Opinión

La internacionalización universitaria o el nuevo "descubrimiento" de la evidencia

Juan Manuel Suárez Japón

Rector de la Universidad Internacional de Andalucía (UNIA)

En la progresiva carrera hacia la complejidad que ha caracterizado a la historia de las universidades, marcada por la constante renovación de sus objetivos y de sus retos para adecuarse a las exigencias de su tiempo, se ha hecho un lugar de creciente importancia la búsqueda y, en su caso, la potenciación de su dimensión internacional. La internacionalización se nos presenta como un ámbito de perfiles propios, capaz por sí solo de activar planes de acción y de definir estrategias que faciliten la consecución de los otros fines de la universidad: la creación y la trasmisión del conocimiento y las otras diversas acciones que definen su responsabilidad social institucional. Frente al viejo esquema de universidad sinónimo de universalidad, que ahora pareciera relegado sólo al mundo del saber, -de los saberes científico-técnicos o humanísticos-, surgiría el concepto de internacionalización, que englobaría otras realidades, tales como una mayor movilidad de estudiantes y profesores, la proyección internacional de nuestras producciones científicas, las políticas de puertas abiertas para incorporar profesores y alumnos de prestigio garantizado, la búsqueda de nuevas fuentes de financiación y un largo etcétera que culminaría en la obsesiva, -a veces casi histérica-, preocupación por los rankings que establecen “nuestro lugar en el mundo”.

Pero éstos son tiempos en que se hace preciso explicar las evidencias cuando oímos discursos, -emitidos por voces que se envuelven en los resortes del poder-, que nos descubren el Mediterráneo empujándonos hacia modelos de universidades abiertas, acordes con la sociedad de la globalización y la revolución tecnológica que ha centuplicado las capacidades de comunicación entre las personas y las instituciones. En ningún caso debiera deducirse la menor duda sobre las bondades de aspirar a construir universidades que, apoyadas en los mejores medios ahora disponibles, caminen hacia esos modelos “universalizados”. Antes al contrario. La única salvedad a la que me aferro es la de advertir sobre el riesgo de que bajo la capa de una internacionalización se posponga la necesidad de enfrentarse a la resolución de otros problemas que son igualmente importantes.

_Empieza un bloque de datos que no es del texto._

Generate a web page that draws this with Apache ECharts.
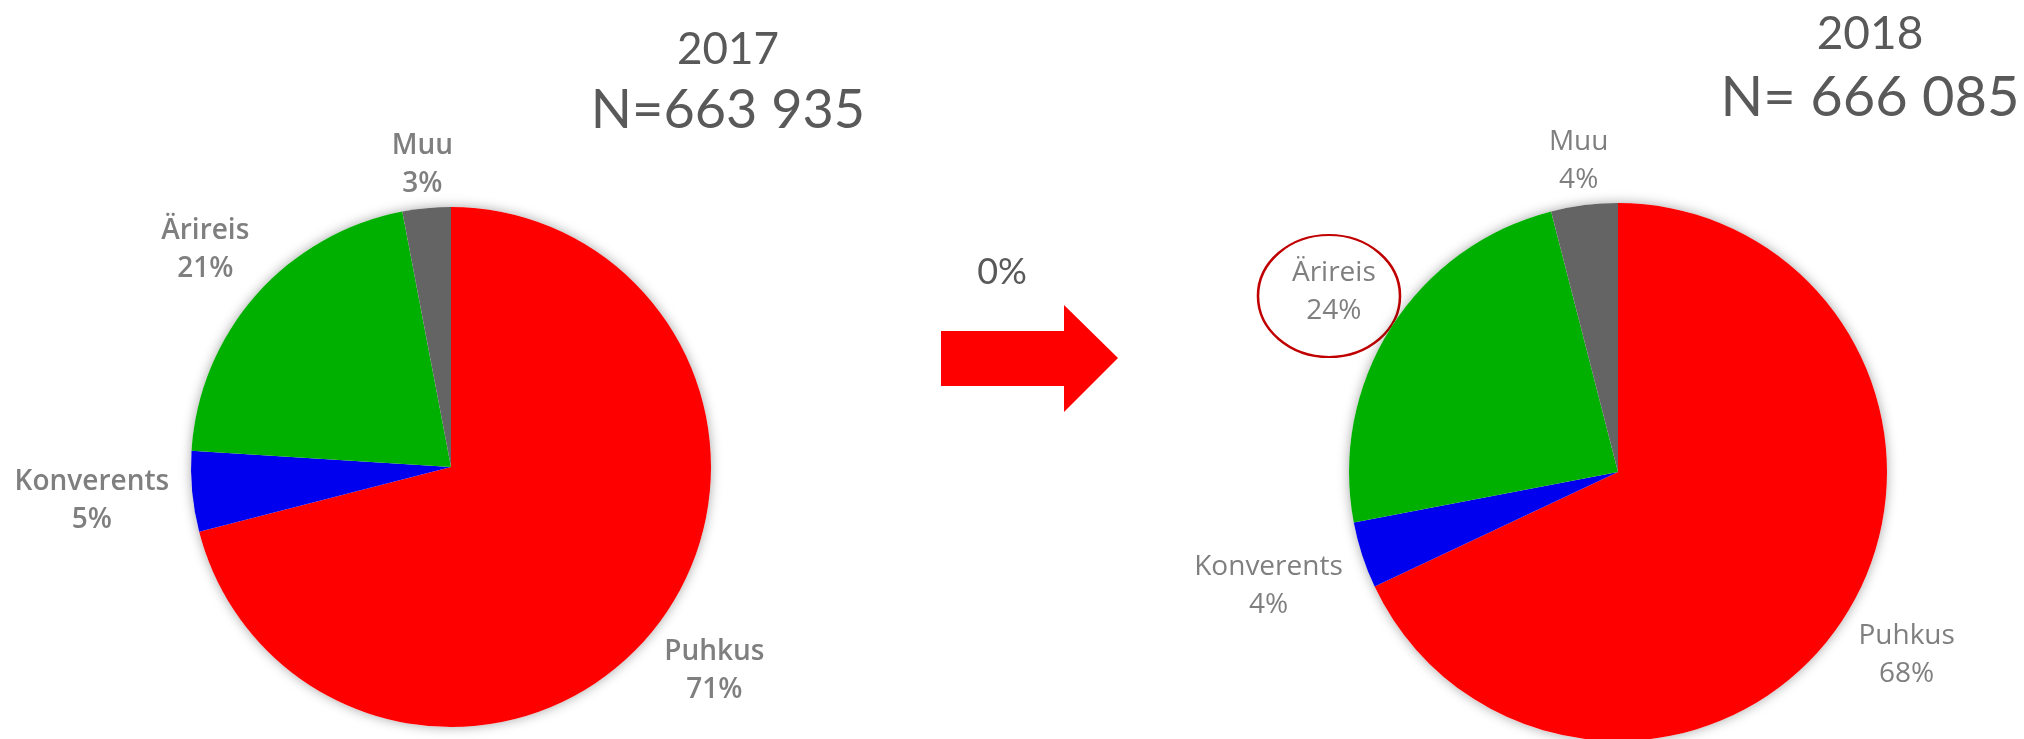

A este respecto, señalo cómo en los debates abiertos en Universia de cara al próximo encuentro de Río de Janeiro hay uno en el que se pregunta: “Internacionalización universitaria: ¿estrategia necesaria o marketing? En suma, se insinúa la pertinencia de una reflexión pausada para no incurrir en visiones simplistas de una realidad que es mucho más compleja. En esta línea, -y en el marco de estos escuetos espacios periodísticos-, apunto algunos aspectos que debieran tenerse en cuenta. De un lado, que la internacionalización se nos ofrezca como fuente de financiación no puede ser una coartada para que los estados no aborden sus inexcusables compromisos con la educación superior pública, entendida como un derecho inalienable de las sociedades y garantía del principio de igualdad de oportunidades. Devienen cínicas las argumentaciones que, en el contexto de la durísima crisis actual, instan a las universidades a atraer excelencia intelectual e investigadora al mismo tiempo que se le restringen los medios y se les remite a buscarlos en el impreciso territorio internacional.

De otra, nos preguntamos si la Cooperación Internacional al Desarrollo en materia de educación superior entra o no en ese concepto de la “internacionalización universitaria”. Si así fuese, habrá que superar la contradicción que platean las brutales restricciones asumidas por los organismos estatales y regionales que financiaban tales acciones. En tercer lugar, ¿en qué medida la internacionalización integra un sometimiento sin matices a los parámetros de unos rankings que han de aplicarse a sistemas universitarios pertenecientes a sociedades entre las cuales son detectables tan claras diferencias de medios y potencialidades? Por último, ¿no es un falso dilema el que se maneja en el actual debate sobre el derecho a la educación superior, despreciando las universidades más pequeñas, vinculadas a entornos territoriales precisos, que nunca podrían aspirar a ser esos núcleos investigadores de magna excelencia que pintan las ensoñaciones de algunos programas de gobierno acerca de la universidad del futuro en nuestro país?. Ambas cosas no son antagónicas y pueden convivir bajo criterios racionales de planificación. Recordemos, una vez más, a Machado: “si quieres ser universal, ama a tu pueblo”.